First, let us see what 2NF and 3NF are. From the context of the question it is clear that 1NF is understood, so I will refer to it. If it is unclear as well, let me know, I will clarify that as well.
2NF: R is in second normal form, if and only if it is in first normal form and no non-prime attribute is dependent on any proper subset of any candidate key of the relation.
non-prime attributes are attributes which are not part of any candidate keys. So, if a non-prime attribute can be determined by a functional dependency which holds a non-whole subset of a candidate key, then the relation is not in 2NF.
For example, let's consider an invoices(number, year, age) table where (number, year) is a candidate key. age can be determined by the year alone, so the table is not in 2NF.
In your case, since the key is one dimensional, assuming it is in 1NF, we can say it is in 2NF as well. However, it is in 3NF if and only if it is in 2NF and every non-prime attribute is non transitively dependent on every key.

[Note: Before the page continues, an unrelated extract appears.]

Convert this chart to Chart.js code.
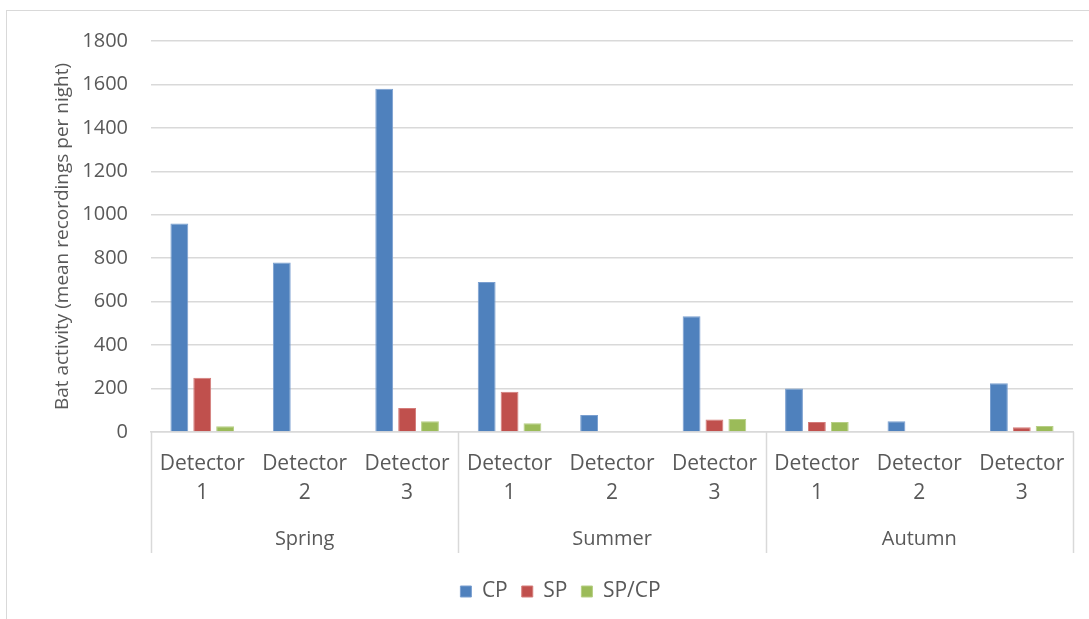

In your case, A is the key, but since
A -> D -> B
B is transitively dependent on A, so your table is not in 3NF. To achieve 3NF, you will need to create another table, which will be in relation with this one via D and will hold B. Possible solution:
T1(A, C, D)
T2(D, B)
Note, that AC -> D and A -> CD are trivial, since A is the candidate key and the candidate key determines everything else. If that's not the case, you will need to take a look at 1NF as well.